SHHE – THALASSA
As Su Shaw continues to live by and document our bodies of water, on her latest album she has honed her ear for ambient music that is urgent and foregrounded
On Su Shaw’s self-titled debut as SHHE, the sea seemed to flood into her songwriting unbidden, imagined as it was by the water at her home in Dundee. When Shaw moved on to the ambient suite of DÝRA, set around the fjords in Iceland, she welcomed the water in. At the same time, Shaw picked up a somewhat nomadic existence as an artist, moving from place to place, capturing field recordings and establishing environmental installations that flowed with the very currents and tides of the water itself, finally ending up in the Egyptian city of Alexandria, where THALASSA took shape.
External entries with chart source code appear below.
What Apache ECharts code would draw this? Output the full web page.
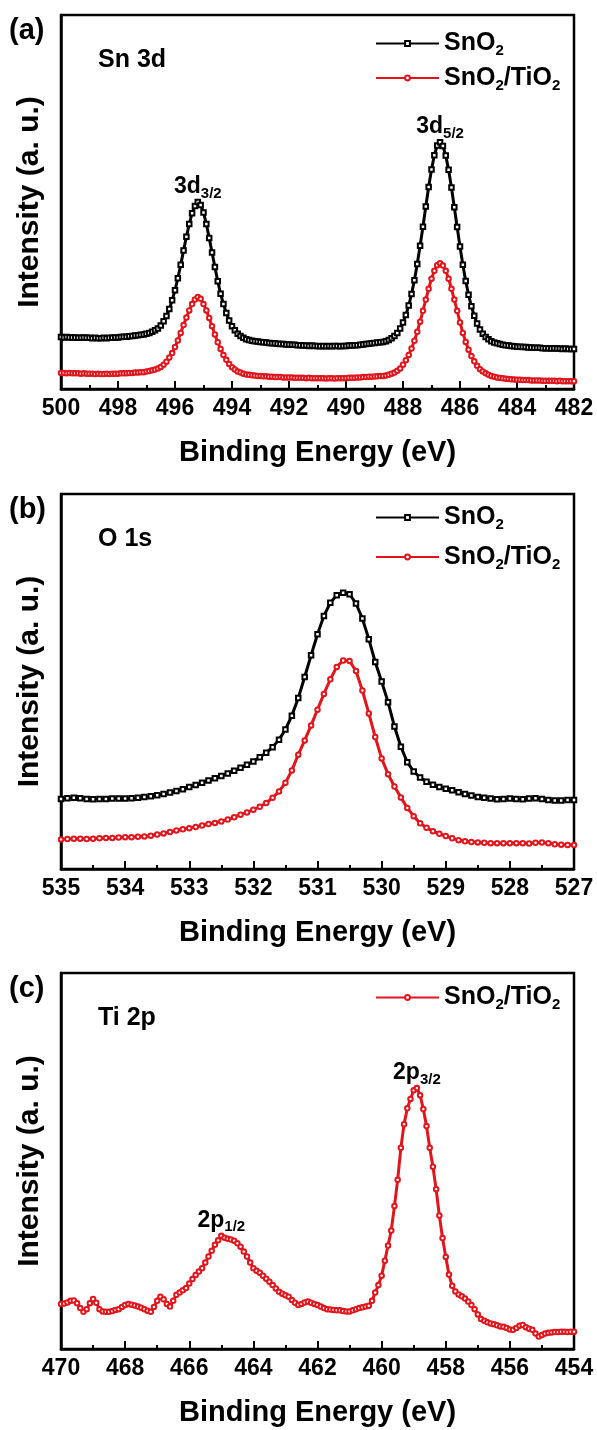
<!DOCTYPE html>
<html>
<head>
<meta charset="utf-8">
<script src="https://cdn.jsdelivr.net/npm/echarts@6/dist/echarts.min.js"></script>
<style>
  html, body { margin: 0; padding: 0; background: #fff; }
  #chart { width: 597px; height: 1430px; }
</style>
</head>
<body>
<div id="chart"></div>
<script>
// ---- Sn 3d region: 500.0 -> 482.0 eV in 0.1 eV steps ----
const sn3dStart = 500.0, sn3dStep = 0.1;
const sn3dSnO2 = [
  13.9, 13.8, 13.9, 13.8, 13.8, 13.8, 13.7, 13.7, 13.8, 13.7,
  13.7, 13.6, 13.7, 13.6, 13.6, 13.7, 13.6, 13.7, 13.7, 13.8,
  13.8, 13.9, 14.0, 14.0, 14.1, 14.2, 14.3, 14.4, 14.5, 14.6,
  14.8, 15.0, 15.3, 15.7, 16.2, 17.0, 18.1, 19.5, 21.4, 23.7,
  26.4, 29.6, 33.2, 37.0, 40.7, 44.1, 47.0, 48.9, 50.0, 49.2,
  47.2, 44.1, 40.4, 36.5, 32.6, 28.8, 25.5, 22.7, 20.3, 18.3,
  16.8, 15.7, 14.8, 14.2, 13.7, 13.3, 13.1, 12.9, 12.8, 12.7,
  12.6, 12.5, 12.4, 12.3, 12.2, 12.2, 12.1, 12.0, 12.0, 11.9,
  11.9, 11.8, 11.8, 11.7, 11.7, 11.6, 11.6, 11.5, 11.6, 11.5,
  11.5, 11.4, 11.5, 11.4, 11.5, 11.4, 11.5, 11.5, 11.4, 11.5,
  11.5, 11.6, 11.6, 11.7, 11.7, 11.8, 11.9, 12.0, 12.1, 12.2,
  12.3, 12.4, 12.5, 12.6, 12.8, 13.1, 13.6, 14.2, 15.0, 16.2,
  17.8, 19.8, 22.3, 25.4, 29.1, 33.4, 38.3, 43.4, 48.8, 54.0,
  58.7, 62.5, 65.1, 66.0, 65.0, 62.4, 58.6, 53.9, 48.6, 43.3,
  38.1, 33.2, 28.9, 25.2, 22.1, 19.6, 17.5, 15.9, 14.8, 13.9,
  13.3, 12.8, 12.4, 12.2, 12.0, 11.8, 11.7, 11.6, 11.5, 11.4,
  11.3, 11.3, 11.2, 11.2, 11.1, 11.1, 11.0, 11.0, 11.0, 10.9,
  10.9, 10.9, 10.8, 10.9, 10.8, 10.8, 10.7, 10.8, 10.7, 10.7,
  10.7
];
const sn3dSnO2TiO2 = [
  4.3, 4.3, 4.2, 4.3, 4.2, 4.2, 4.2, 4.1, 4.2, 4.1,
  4.1, 4.1, 4.0, 4.1, 4.0, 4.0, 4.1, 4.0, 4.1, 4.1,
  4.1, 4.2, 4.2, 4.2, 4.3, 4.3, 4.4, 4.4, 4.5, 4.5,
  4.7, 4.8, 5.0, 5.2, 5.5, 5.9, 6.5, 7.3, 8.4, 9.6,
  11.2, 13.0, 15.0, 17.1, 19.1, 21.0, 22.7, 23.9, 24.6, 24.1,
  22.7, 21.0, 19.0, 16.8, 14.6, 12.5, 10.7, 9.1, 7.8, 6.7,
  5.8, 5.2, 4.7, 4.4, 4.1, 3.9, 3.8, 3.7, 3.6, 3.5,
  3.5, 3.4, 3.4, 3.3, 3.3, 3.2, 3.2, 3.2, 3.1, 3.1,
  3.1, 3.1, 3.0, 3.0, 3.0, 3.0, 2.9, 3.0, 2.9, 2.9,
  2.9, 2.9, 2.9, 2.8, 2.9, 2.9, 2.8, 2.9, 2.9, 2.9,
  2.9, 3.0, 3.0, 3.0, 3.1, 3.1, 3.2, 3.2, 3.3, 3.3,
  3.35, 3.4, 3.45, 3.5, 3.6, 3.8, 4.1, 4.4, 4.9, 5.5,
  6.5, 7.7, 9.1, 10.8, 12.9, 15.3, 18.0, 20.9, 23.9, 26.8,
  29.5, 31.6, 33.1, 33.6, 33.0, 31.6, 29.5, 26.8, 23.9, 20.9,
  17.8, 15.0, 12.6, 10.5, 8.8, 7.4, 6.2, 5.3, 4.7, 4.2,
  3.8, 3.5, 3.3, 3.1, 2.95, 2.85, 2.75, 2.7, 2.6, 2.55,
  2.5, 2.5, 2.4, 2.4, 2.4, 2.3, 2.3, 2.3, 2.3, 2.2,
  2.2, 2.2, 2.2, 2.2, 2.1, 2.2, 2.1, 2.1, 2.1, 2.1,
  2.1
];

// ---- O 1s region: 535.0 -> 527.0 eV in 0.1 eV steps ----
const o1sStart = 535.0, o1sStep = 0.1;
const o1sSnO2 = [
  18.7, 18.9, 19.0, 18.9, 18.7, 18.6, 18.7, 18.7, 18.8, 18.8,
  18.8, 18.9, 19.0, 19.2, 19.4, 19.7, 20.0, 20.4, 20.8, 21.3,
  21.9, 22.4, 23.0, 23.6, 24.2, 24.8, 25.5, 26.2, 27.0, 27.8,
  28.7, 29.8, 31.0, 32.5, 34.5, 37.2, 40.9, 45.6, 51.2, 57.0,
  62.6, 67.5, 71.0, 73.0, 73.7, 73.3, 70.8, 66.8, 61.3, 55.2,
  50.0, 44.5, 38.0, 32.6, 28.5, 26.0, 24.4, 23.3, 22.5, 21.9,
  21.4, 21.0, 20.5, 20.0, 19.6, 19.2, 19.0, 18.8, 18.6, 18.7,
  18.8, 18.7, 18.6, 18.8, 18.9, 18.7, 18.4, 18.3, 18.3, 18.4,
  18.4
];
const o1sSnO2TiO2 = [
  7.9, 8.0, 8.1, 8.1, 8.0, 8.1, 8.2, 8.3, 8.3, 8.4,
  8.5, 8.5, 8.6, 8.7, 8.9, 9.2, 9.5, 9.9, 10.3, 10.6,
  10.9, 11.2, 11.6, 12.0, 12.3, 12.7, 13.2, 13.8, 14.5, 15.1,
  15.8, 16.6, 17.6, 19.0, 20.7, 23.0, 26.3, 30.5, 34.3, 38.3,
  42.5, 46.7, 50.6, 53.9, 55.6, 55.5, 52.8, 47.6, 41.5, 35.2,
  29.5, 25.3, 22.0, 19.1, 16.3, 14.1, 12.2, 11.0, 10.1, 9.4,
  8.8, 8.2, 7.7, 7.4, 7.2, 7.1, 7.0, 6.9, 6.9, 6.9,
  6.9, 6.9, 6.9, 6.8, 7.0, 7.1, 6.9, 6.6, 6.5, 6.4,
  6.4
];

// ---- Ti 2p region: 470.0 -> 454.0 eV in 0.1 eV steps ----
const ti2pStart = 470.0, ti2pStep = 0.1;
const ti2pSnO2TiO2 = [
  12.0, 12.1, 12.4, 12.8, 12.9, 12.2, 10.9, 9.9, 10.6, 12.2,
  13.3, 12.3, 10.6, 10.0, 9.9, 9.9, 10.1, 10.4, 10.6, 11.2,
  11.7, 12.0, 11.8, 11.6, 11.3, 11.0, 10.6, 10.2, 9.9, 11.2,
  12.8, 13.9, 13.2, 12.0, 11.3, 12.8, 14.4, 15.0, 15.6, 16.2,
  17.4, 18.6, 19.7, 20.6, 21.5, 23.0, 24.6, 26.1, 27.7, 28.9,
  30.1, 29.6, 29.3, 29.1, 28.8, 28.1, 27.2, 25.9, 24.6, 23.0,
  21.5, 20.8, 20.3, 19.5, 18.7, 17.9, 17.0, 16.1, 15.2, 14.7,
  14.3, 13.9, 13.0, 12.3, 11.7, 12.0, 12.4, 12.6, 12.3, 12.0,
  11.7, 11.3, 10.9, 10.6, 10.5, 10.4, 10.3, 10.3, 10.1, 10.0,
  10.0, 10.3, 10.6, 10.9, 11.1, 11.3, 11.5, 12.8, 15.0, 17.0,
  19.5, 23.5, 27.5, 31.5, 38.0, 45.0, 53.5, 59.8, 64.0, 66.5,
  68.8, 69.4, 67.5, 63.8, 59.3, 53.5, 48.5, 42.5, 35.5, 29.5,
  24.5, 19.8, 16.8, 15.3, 14.5, 14.0, 13.4, 12.6, 11.7, 10.6,
  9.2, 8.0, 7.5, 7.1, 6.8, 6.6, 6.3, 6.0, 5.9, 5.6,
  5.2, 5.1, 5.6, 6.2, 6.4, 5.8, 5.4, 5.1, 4.1, 3.3,
  3.7, 4.1, 4.3, 4.4, 4.5, 4.5, 4.6, 4.6, 4.5, 4.6,
  4.6
];

// ---- axes, text ----
const panelTags = ['(a)', '(b)', '(c)'];
const coreLevels = ['Sn 3d', 'O 1s', 'Ti 2p'];
const xMins = [482, 527, 454];
const xMaxs = [500, 535, 470];
const xIntervals = [2, 1, 2];
const xTitle = 'Binding Energy (eV)';
const yTitle = 'Intensity (a. u.)';
const NAME_A = 'SnO2';
const NAME_B = 'SnO2/TiO2';

// ---- layout ----
const FONT = "'Liberation Sans', Arial, Helvetica, sans-serif";
const BLACK = '#000000';
const RED = '#e3141b';
const grids = [
  { left: 61, top: 15, width: 513, height: 374 },
  { left: 61, top: 494, width: 513, height: 375 },
  { left: 61, top: 973, width: 513, height: 376 }
];

function toPoints(start, step, values) {
  return values.map((v, i) => [Number((start - i * step).toFixed(2)), v]);
}
// highest point of a curve inside an energy window
function peakIn(points, lo, hi) {
  let best = null;
  points.forEach(p => { if (p[0] >= lo && p[0] <= hi && (!best || p[1] > best[1])) best = p; });
  return best;
}

const snA = toPoints(sn3dStart, sn3dStep, sn3dSnO2);
const snB = toPoints(sn3dStart, sn3dStep, sn3dSnO2TiO2);
const oA = toPoints(o1sStart, o1sStep, o1sSnO2);
const oB = toPoints(o1sStart, o1sStep, o1sSnO2TiO2);
const tiB = toPoints(ti2pStart, ti2pStep, ti2pSnO2TiO2);

const subRich = {
  s: { fontSize: 15, fontWeight: 'bold', fontFamily: FONT, color: BLACK, padding: [15, 0, 0, 0] }
};
const peakRich = {
  s: { fontSize: 15, fontWeight: 'bold', fontFamily: FONT, color: BLACK, padding: [14, 0, 0, 0] }
};

function peakMark(list) {
  return {
    symbol: 'circle', symbolSize: 0, silent: true, animation: false,
    label: {
      show: true, position: 'top', distance: 1, color: BLACK,
      fontSize: 23, fontWeight: 'bold', fontFamily: FONT, rich: peakRich
    },
    data: list.map(d => ({ coord: d.pt, value: d.text, label: { formatter: d.text } }))
  };
}

function curve(name, idx, points, color, symbol, marks) {
  const s = {
    type: 'line', name: name, xAxisIndex: idx, yAxisIndex: idx,
    data: points, symbol: symbol, symbolSize: 4.5, showSymbol: true,
    lineStyle: { color: color, width: 3 },
    itemStyle: { color: color, borderColor: color, borderWidth: 1 },
    emphasis: { disabled: true }, animation: false, z: 3
  };
  if (marks) s.markPoint = peakMark(marks);
  return s;
}

const series = [
  curve(NAME_A, 0, snA, BLACK, 'emptyRect', [
    { pt: peakIn(snA, 490, 500), text: '3d{s|3/2}' },
    { pt: peakIn(snA, 482, 490), text: '3d{s|5/2}' }
  ]),
  curve(NAME_B, 0, snB, RED, 'emptyCircle'),
  curve(NAME_A, 1, oA, BLACK, 'emptyRect'),
  curve(NAME_B, 1, oB, RED, 'emptyCircle'),
  curve(NAME_B, 2, tiB, RED, 'emptyCircle', [
    { pt: peakIn(tiB, 462, 470), text: '2p{s|1/2}' },
    { pt: peakIn(tiB, 454, 462), text: '2p{s|3/2}' }
  ])
];

const xAxes = grids.map((g, i) => ({
  gridIndex: i, type: 'value', inverse: true,
  min: xMins[i], max: xMaxs[i], interval: xIntervals[i],
  axisLine: { show: true, onZero: false, lineStyle: { color: BLACK, width: 2.5 } },
  axisTick: { show: true, inside: true, length: 8, lineStyle: { color: BLACK, width: 2 } },
  minorTick: { show: true, splitNumber: 2, length: 4, lineStyle: { color: BLACK, width: 2 } },
  splitLine: { show: false }, minorSplitLine: { show: false },
  axisLabel: {
    show: true, margin: 8, color: BLACK, fontSize: 23, fontWeight: 'bold', fontFamily: FONT,
    showMinLabel: true, showMaxLabel: true
  },
  name: xTitle, nameLocation: 'middle', nameGap: 49,
  nameTextStyle: { color: BLACK, fontSize: 29, fontWeight: 'bold', fontFamily: FONT }
}));

const yAxes = grids.map((g, i) => ({
  gridIndex: i, type: 'value', min: 0, max: 100,
  axisLine: { show: true, lineStyle: { color: BLACK, width: 2.5 } },
  axisTick: { show: false }, axisLabel: { show: false }, splitLine: { show: false },
  name: yTitle, nameLocation: 'middle', nameGap: 16, nameRotate: 90,
  nameTextStyle: { color: BLACK, fontSize: 30, fontWeight: 'bold', fontFamily: FONT }
}));

function legendFmt(name) {
  return name === NAME_A ? 'SnO{s|2}' : 'SnO{s|2}/TiO{s|2}';
}
const legendBase = {
  orient: 'vertical', left: 370, itemWidth: 63, itemHeight: 6,
  formatter: legendFmt, selectedMode: false,
  textStyle: { color: BLACK, fontSize: 25, fontWeight: 'bold', fontFamily: FONT, rich: subRich }
};
const legends = [
  Object.assign({}, legendBase, { top: 26, itemGap: 7, data: [NAME_A, NAME_B] }),
  Object.assign({}, legendBase, { top: 500, itemGap: 12, data: [NAME_A, NAME_B] }),
  Object.assign({}, legendBase, { top: 980, itemGap: 2, data: [NAME_B] })
];

const textGraphics = [];
grids.forEach((g, i) => {
  textGraphics.push({
    type: 'text', left: 9, top: g.top + 1,
    style: { text: panelTags[i], fill: BLACK, font: 'bold 29px ' + FONT }
  });
  textGraphics.push({
    type: 'text', left: 98, top: g.top + 33,
    style: { text: coreLevels[i], fill: BLACK, font: 'bold 25px ' + FONT }
  });
});

const chart = echarts.init(document.getElementById('chart'), null, { renderer: 'canvas' });
chart.setOption({
  backgroundColor: '#ffffff',
  animation: false,
  grid: grids.map(g => Object.assign({ show: true, borderColor: BLACK, borderWidth: 2.5, backgroundColor: 'transparent' }, g)),
  xAxis: xAxes,
  yAxis: yAxes,
  legend: legends,
  graphic: textGraphics,
  series: series
});
</script>
</body>
</html>
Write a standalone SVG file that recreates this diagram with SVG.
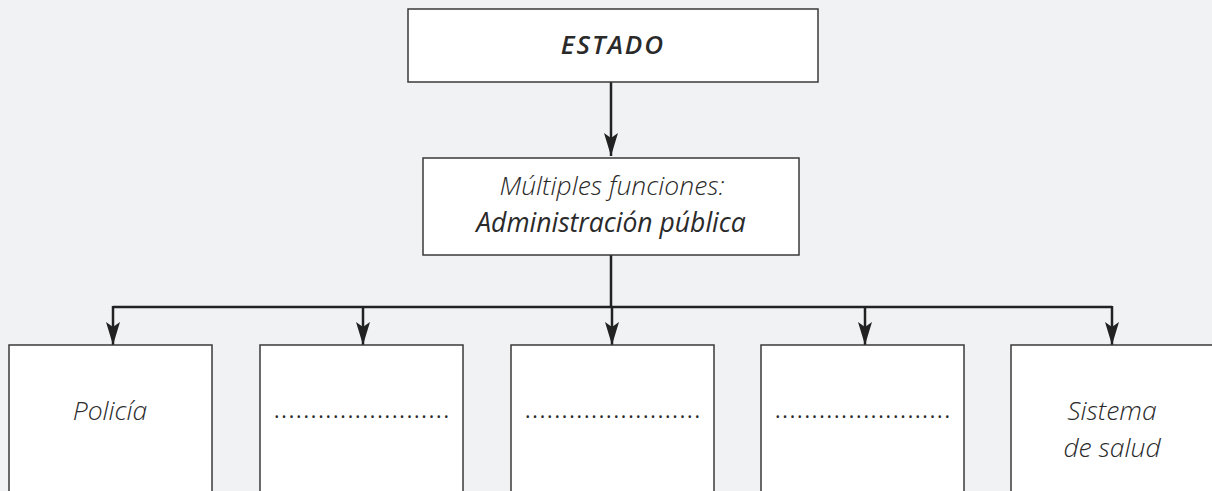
<svg xmlns="http://www.w3.org/2000/svg" width="1212" height="491" viewBox="0 0 1212 491">
<defs>
<style>
.box{fill:#ffffff;stroke:#3a3a3a;stroke-width:1.5}
.con{fill:none;stroke:#222;stroke-width:2.5}
.t{font-family:"Open Sans","Noto Sans",sans-serif;font-style:italic;fill:#2a2a2a;text-anchor:middle}
.lt{font-weight:300;font-size:26.5px}
.md{font-weight:400;font-size:26.5px}
.bd{font-weight:600;font-size:26px;letter-spacing:2px}
.dots{font-family:"Open Sans",sans-serif;font-size:21px;fill:#2a2a2a}
</style>
<marker id="ah" markerWidth="23" markerHeight="14" viewBox="0 0 23 14" refX="23" refY="7" orient="auto" markerUnits="userSpaceOnUse">
<path d="M0,0 L23,7 L0,14 L5,7 Z" fill="#222"/>
</marker>
</defs>
<rect width="1212" height="491" fill="#f1f2f4"/>
<g id="connectors">
<line class="con" x1="611" y1="82" x2="611" y2="156" marker-end="url(#ah)"/>
<line class="con" x1="611" y1="255" x2="611" y2="307"/>
<line class="con" x1="113" y1="307" x2="1112" y2="307"/>
<line class="con" x1="113" y1="306" x2="113" y2="345" marker-end="url(#ah)"/>
<line class="con" x1="363" y1="306" x2="363" y2="345" marker-end="url(#ah)"/>
<line class="con" x1="612" y1="306" x2="612" y2="345" marker-end="url(#ah)"/>
<line class="con" x1="865" y1="306" x2="865" y2="345" marker-end="url(#ah)"/>
<line class="con" x1="1112" y1="306" x2="1112" y2="345" marker-end="url(#ah)"/>
</g>
<g id="estado">
<rect class="box" x="408" y="9" width="410" height="73"/>
<text class="t bd" x="613" y="54">ESTADO</text>
</g>
<g id="administracion">
<rect class="box" x="423" y="158" width="376" height="97"/>
<text class="t lt" x="612" y="195">Múltiples funciones:</text>
<text class="t md" x="611" y="232">Administración pública</text>
</g>
<g id="policia">
<rect class="box" x="9" y="345" width="203" height="160"/>
<text class="t lt" x="110" y="420">Policía</text>
</g>
<g id="blank1">
<rect class="box" x="260" y="345" width="203" height="160"/>
<text class="dots" x="274" y="418" textLength="175" lengthAdjust="spacing">........................</text>
</g>
<g id="blank2">
<rect class="box" x="511" y="345" width="203" height="160"/>
<text class="dots" x="525" y="418" textLength="175" lengthAdjust="spacing">........................</text>
</g>
<g id="blank3">
<rect class="box" x="761" y="345" width="203" height="160"/>
<text class="dots" x="775" y="418" textLength="175" lengthAdjust="spacing">........................</text>
</g>
<g id="salud">
<rect class="box" x="1011" y="345" width="210" height="160"/>
<text class="t lt" x="1112" y="420">Sistema</text>
<text class="t lt" x="1112" y="457">de salud</text>
</g>
</svg>
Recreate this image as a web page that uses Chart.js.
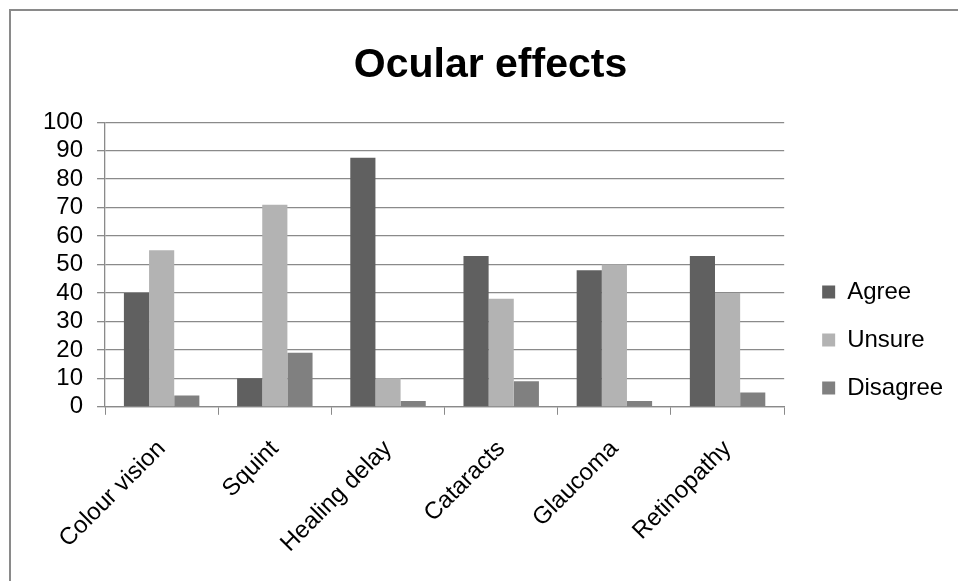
<!DOCTYPE html>
<html>
<head>
<meta charset="utf-8">
<title>Ocular effects</title>
<script src="https://cdn.jsdelivr.net/npm/chart.js@4.4.1/dist/chart.umd.min.js"></script>
<style>
  html, body { margin: 0; padding: 0; background: #fff; overflow: hidden; }
  #frame {
    position: absolute; left: 9px; top: 9px; width: 1000px; height: 1000px;
    border: 2px solid #8a8a8a; box-sizing: border-box;
  }
  #wrap { position: absolute; left: 0; top: 0; width: 958px; height: 581px; }
</style>
</head>
<body>
<div id="frame"></div>
<div id="wrap"><canvas id="chart"></canvas></div>
<script>
// Survey answers, percent of respondents per ocular effect
const CATEGORIES = ["Colour vision", "Squint", "Healing delay", "Cataracts", "Glaucoma", "Retinopathy"];
const AGREE = [40, 10, 87.5, 53, 48, 53];
const UNSURE = [55, 71, 10, 38, 50, 40];
const DISAGREE = [4, 19, 2, 9, 2, 5];
const Y_TICKS = [0, 10, 20, 30, 40, 50, 60, 70, 80, 90, 100];

const FONT = "'Liberation Sans', Arial, sans-serif";
const GRID = "#8a8a8a";

function series(label, data, color) {
  return {
    label,
    data,
    backgroundColor: color,
    borderColor: color,
    borderWidth: 0,
    categoryPercentage: 3 / 4.5,
    barPercentage: 1,
  };
}

new Chart(document.getElementById("chart"), {
  type: "bar",
  data: {
    labels: CATEGORIES,
    datasets: [
      series("Agree", AGREE, "#606060"),
      series("Unsure", UNSURE, "#b3b3b3"),
      series("Disagree", DISAGREE, "#808080"),
    ],
  },
  options: {
    responsive: true,
    maintainAspectRatio: false,
    animation: false,
    layout: { padding: { left: 29, right: 6, top: 0, bottom: 3 } },
    plugins: {
      tooltip: { enabled: false },
      title: {
        display: true,
        text: "Ocular effects",
        color: "#000",
        font: { family: FONT, size: 41, weight: "bold" },
        padding: { top: 41, bottom: 32 },
      },
      legend: {
        position: "right",
        // blank legend title only pushes the key down to where the reference has it
        title: { display: true, text: " ", font: { size: 10 }, padding: { top: 0, bottom: 90 } },
        labels: {
          color: "#000",
          font: { family: FONT, size: 24 },
          boxWidth: 13,
          boxHeight: 13,
          padding: 24,
        },
      },
    },
    scales: {
      x: {
        grid: { drawOnChartArea: false, drawTicks: true, tickLength: 8, color: GRID, offset: true },
        border: { color: GRID, width: 1.3 },
        ticks: { color: "#000", font: { family: FONT, size: 24 }, maxRotation: 45, minRotation: 45, padding: 20 },
      },
      y: {
        min: 0,
        max: 100,
        afterBuildTicks: (s) => { s.ticks = Y_TICKS.map((v) => ({ value: v })); },
        grid: { color: GRID, lineWidth: 1.3, tickLength: 8 },
        border: { color: GRID, width: 1.3 },
        ticks: { color: "#000", font: { family: FONT, size: 24 }, padding: 14, autoSkip: false },
      },
      gap: {
        position: "right",
        display: true,
        grid: { display: false },
        border: { display: false },
        ticks: { display: false },
        afterFit: (s) => { s.width = 14; },
      },
    },
  },
});
</script>
</body>
</html>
Its six movements chart an ambient seascape that is heightened and alarmed. Processed voices mimic breathless gasps and sharp intakes, bookending the album’s personification of oceans that are boiled and dirtied by humanity more than they can batter shorelines. At THALASSA’s core is a custom-built synthesiser that seems, in its middle section, to embody a whirling torrent of waters at their most ferocious, tossing the modulating siren-like frequencies with a gorgeous uncontrolled chaos. As Shaw has continued to live by and document our bodies of water, she has honed her ear for ambient music that is urgent and foregrounded.